What the task requires:
Copy exactly the lines from the start of the material through the line with "import * as". Pictures stay out of the copy.
○ ○ ○
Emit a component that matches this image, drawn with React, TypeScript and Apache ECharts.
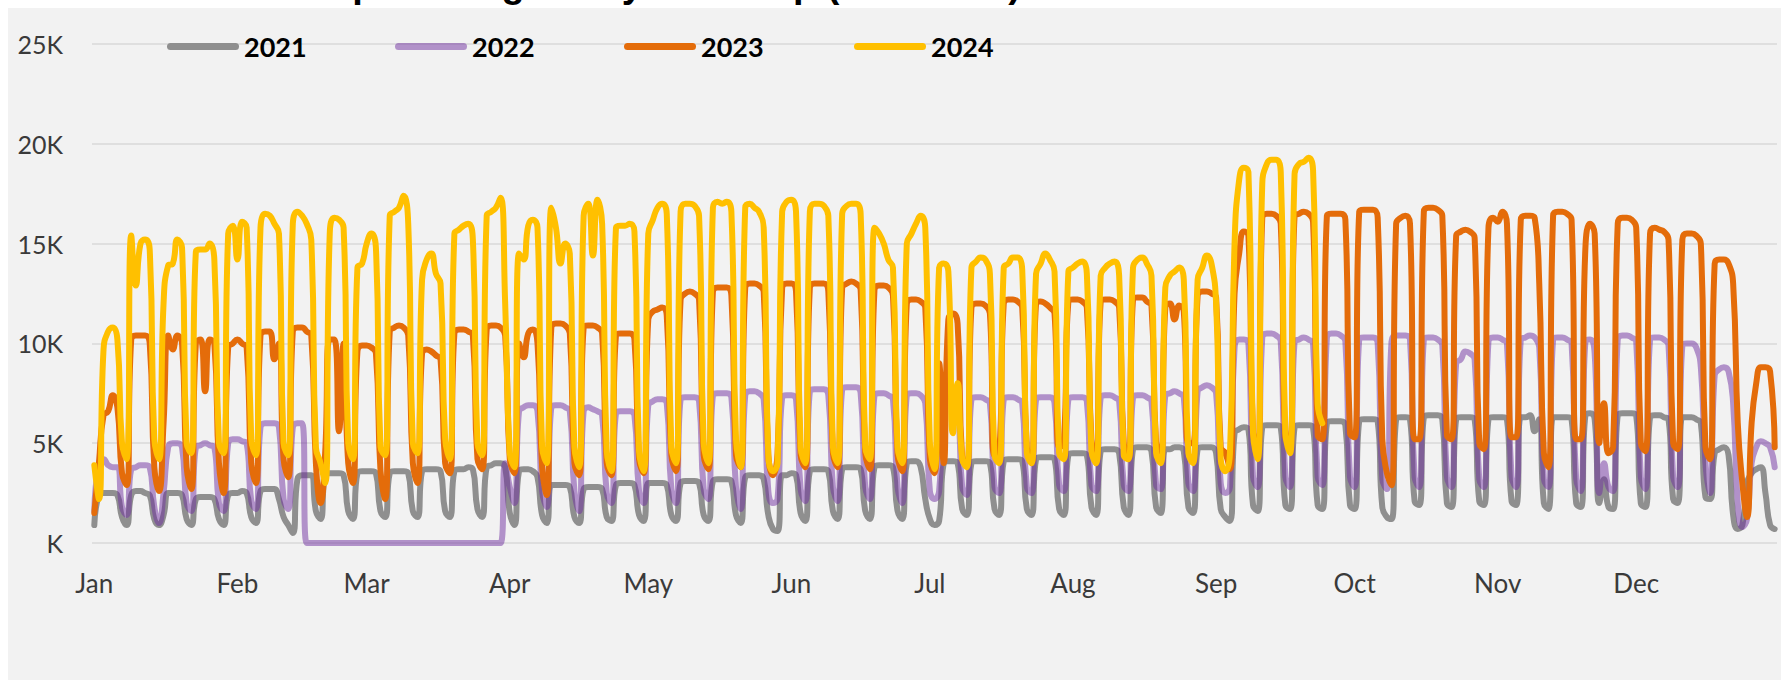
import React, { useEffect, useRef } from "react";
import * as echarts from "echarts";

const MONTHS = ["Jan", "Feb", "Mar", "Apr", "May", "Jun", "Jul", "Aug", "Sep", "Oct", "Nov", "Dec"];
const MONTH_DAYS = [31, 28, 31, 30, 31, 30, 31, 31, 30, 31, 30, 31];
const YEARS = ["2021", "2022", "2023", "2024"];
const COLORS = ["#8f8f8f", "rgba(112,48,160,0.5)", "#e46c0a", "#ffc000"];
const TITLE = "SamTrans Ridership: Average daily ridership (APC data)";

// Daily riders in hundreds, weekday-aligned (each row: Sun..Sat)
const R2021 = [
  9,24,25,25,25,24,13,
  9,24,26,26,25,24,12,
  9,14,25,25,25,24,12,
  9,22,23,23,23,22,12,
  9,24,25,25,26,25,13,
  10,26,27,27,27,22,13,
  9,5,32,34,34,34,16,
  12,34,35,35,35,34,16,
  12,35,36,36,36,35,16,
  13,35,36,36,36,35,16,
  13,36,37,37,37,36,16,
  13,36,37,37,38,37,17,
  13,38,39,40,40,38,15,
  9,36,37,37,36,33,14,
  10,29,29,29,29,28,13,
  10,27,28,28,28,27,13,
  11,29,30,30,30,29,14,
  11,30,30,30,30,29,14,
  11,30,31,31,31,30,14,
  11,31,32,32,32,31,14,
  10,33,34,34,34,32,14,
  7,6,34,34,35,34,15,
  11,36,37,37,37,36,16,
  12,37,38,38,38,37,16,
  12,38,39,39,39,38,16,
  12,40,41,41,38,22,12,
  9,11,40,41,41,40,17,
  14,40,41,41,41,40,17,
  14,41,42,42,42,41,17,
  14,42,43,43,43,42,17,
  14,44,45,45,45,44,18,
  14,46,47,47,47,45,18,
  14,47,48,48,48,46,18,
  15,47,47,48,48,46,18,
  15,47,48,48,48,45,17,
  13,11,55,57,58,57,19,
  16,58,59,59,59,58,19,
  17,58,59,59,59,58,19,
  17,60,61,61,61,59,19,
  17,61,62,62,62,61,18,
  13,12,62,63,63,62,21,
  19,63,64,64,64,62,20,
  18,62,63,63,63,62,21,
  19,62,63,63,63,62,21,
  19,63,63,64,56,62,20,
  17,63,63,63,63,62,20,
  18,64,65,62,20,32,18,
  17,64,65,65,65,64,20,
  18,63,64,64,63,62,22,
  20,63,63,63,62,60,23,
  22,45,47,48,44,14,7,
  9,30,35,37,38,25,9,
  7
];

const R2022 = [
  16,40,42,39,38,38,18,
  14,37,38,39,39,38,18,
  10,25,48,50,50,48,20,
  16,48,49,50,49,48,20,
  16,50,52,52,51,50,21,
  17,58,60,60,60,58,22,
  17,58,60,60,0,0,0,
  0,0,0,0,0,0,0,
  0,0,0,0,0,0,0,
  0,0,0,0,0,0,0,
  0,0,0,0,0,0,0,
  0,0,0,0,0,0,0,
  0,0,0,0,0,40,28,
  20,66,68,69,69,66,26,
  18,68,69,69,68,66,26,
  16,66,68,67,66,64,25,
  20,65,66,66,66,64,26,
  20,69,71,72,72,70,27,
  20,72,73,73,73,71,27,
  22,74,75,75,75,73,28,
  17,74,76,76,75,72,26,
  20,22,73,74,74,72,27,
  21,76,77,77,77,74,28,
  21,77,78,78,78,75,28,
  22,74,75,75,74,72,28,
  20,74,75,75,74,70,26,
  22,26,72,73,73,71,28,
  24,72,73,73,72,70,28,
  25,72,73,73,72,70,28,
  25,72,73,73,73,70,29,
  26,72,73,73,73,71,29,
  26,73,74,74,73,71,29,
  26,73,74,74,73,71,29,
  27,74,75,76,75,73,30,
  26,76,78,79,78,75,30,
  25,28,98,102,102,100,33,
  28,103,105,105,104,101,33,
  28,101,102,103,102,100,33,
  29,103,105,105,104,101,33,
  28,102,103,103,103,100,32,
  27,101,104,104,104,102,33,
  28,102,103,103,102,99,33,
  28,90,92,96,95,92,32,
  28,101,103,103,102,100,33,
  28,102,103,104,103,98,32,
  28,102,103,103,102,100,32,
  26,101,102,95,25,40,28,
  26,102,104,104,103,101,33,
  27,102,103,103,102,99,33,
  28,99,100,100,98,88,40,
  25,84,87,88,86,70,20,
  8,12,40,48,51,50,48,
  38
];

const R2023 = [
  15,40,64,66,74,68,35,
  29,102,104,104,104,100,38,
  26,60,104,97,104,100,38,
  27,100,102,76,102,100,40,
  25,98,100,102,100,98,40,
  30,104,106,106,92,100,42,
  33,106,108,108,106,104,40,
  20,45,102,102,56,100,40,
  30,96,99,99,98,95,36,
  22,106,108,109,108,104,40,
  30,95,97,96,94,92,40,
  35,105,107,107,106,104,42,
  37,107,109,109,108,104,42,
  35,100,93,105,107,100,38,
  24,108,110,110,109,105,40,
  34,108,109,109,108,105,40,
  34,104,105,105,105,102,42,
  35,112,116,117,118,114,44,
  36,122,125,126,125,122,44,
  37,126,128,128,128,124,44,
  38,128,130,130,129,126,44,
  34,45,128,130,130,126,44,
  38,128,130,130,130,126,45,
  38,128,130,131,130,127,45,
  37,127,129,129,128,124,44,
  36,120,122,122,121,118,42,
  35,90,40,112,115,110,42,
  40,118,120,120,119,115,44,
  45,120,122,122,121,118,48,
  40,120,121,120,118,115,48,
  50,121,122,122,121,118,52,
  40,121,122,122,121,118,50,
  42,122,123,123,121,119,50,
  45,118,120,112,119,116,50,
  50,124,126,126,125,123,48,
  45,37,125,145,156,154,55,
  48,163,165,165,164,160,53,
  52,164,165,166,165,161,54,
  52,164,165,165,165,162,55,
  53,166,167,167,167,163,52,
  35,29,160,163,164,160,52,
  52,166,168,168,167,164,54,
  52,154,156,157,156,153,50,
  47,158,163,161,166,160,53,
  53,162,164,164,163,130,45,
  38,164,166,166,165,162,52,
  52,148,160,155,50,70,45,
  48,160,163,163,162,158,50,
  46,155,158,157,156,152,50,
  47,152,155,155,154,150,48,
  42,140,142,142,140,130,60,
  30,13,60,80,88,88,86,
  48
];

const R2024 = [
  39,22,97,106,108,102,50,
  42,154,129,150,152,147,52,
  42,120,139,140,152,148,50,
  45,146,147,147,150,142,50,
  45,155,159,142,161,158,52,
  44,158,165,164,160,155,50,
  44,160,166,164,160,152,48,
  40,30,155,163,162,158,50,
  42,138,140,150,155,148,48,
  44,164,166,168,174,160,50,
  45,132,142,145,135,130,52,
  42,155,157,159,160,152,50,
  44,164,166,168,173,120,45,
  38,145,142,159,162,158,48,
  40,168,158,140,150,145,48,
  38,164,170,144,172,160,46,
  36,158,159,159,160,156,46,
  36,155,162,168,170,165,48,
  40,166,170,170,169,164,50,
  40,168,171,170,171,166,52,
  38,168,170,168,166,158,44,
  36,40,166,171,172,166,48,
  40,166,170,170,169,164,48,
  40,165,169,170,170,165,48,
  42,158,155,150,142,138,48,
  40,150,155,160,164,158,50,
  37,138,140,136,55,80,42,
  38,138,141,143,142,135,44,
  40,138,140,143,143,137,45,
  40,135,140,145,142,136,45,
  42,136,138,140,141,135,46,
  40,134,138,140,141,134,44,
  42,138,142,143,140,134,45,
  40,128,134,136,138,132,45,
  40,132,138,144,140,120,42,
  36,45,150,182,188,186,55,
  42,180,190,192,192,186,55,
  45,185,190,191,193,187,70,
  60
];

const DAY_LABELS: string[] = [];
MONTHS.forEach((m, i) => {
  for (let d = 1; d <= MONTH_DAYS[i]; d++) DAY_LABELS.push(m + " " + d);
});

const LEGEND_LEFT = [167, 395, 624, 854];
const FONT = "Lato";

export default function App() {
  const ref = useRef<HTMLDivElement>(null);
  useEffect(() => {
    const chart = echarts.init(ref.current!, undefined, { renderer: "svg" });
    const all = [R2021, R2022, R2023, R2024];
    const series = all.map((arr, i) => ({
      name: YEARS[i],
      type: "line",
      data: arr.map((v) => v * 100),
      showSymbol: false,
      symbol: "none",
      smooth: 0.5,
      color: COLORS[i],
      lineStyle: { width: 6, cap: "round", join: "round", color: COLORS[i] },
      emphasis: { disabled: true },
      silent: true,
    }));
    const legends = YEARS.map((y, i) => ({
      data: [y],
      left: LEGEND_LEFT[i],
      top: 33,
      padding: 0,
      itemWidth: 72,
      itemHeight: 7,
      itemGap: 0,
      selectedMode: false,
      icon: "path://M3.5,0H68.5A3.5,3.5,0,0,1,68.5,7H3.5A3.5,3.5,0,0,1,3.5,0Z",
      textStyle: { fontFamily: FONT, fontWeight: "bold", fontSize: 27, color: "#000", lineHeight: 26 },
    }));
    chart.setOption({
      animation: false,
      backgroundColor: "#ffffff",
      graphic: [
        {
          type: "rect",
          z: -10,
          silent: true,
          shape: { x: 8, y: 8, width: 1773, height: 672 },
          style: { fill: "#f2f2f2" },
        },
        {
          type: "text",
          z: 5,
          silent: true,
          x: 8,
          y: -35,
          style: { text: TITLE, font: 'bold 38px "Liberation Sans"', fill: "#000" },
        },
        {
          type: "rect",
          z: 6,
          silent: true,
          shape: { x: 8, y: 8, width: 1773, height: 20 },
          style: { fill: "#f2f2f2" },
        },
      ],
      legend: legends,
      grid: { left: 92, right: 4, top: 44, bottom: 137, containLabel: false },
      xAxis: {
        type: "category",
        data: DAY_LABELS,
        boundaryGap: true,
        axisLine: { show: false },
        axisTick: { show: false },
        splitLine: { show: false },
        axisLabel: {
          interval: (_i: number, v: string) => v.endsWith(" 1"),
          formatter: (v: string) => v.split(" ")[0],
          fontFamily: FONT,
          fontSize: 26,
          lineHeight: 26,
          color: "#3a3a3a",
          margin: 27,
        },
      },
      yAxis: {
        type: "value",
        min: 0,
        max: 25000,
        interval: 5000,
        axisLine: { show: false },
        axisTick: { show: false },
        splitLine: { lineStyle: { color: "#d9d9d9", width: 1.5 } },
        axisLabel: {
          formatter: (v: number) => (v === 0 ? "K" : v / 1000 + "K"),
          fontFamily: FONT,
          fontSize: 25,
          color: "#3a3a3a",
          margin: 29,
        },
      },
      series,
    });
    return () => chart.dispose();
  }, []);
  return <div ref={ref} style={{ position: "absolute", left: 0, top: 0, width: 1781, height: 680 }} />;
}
○ ○ ○
Solution to the exercise:
Emit a component that matches this image, drawn with React, TypeScript and Apache ECharts.
import React, { useEffect, useRef } from "react";
import * as echarts from "echarts";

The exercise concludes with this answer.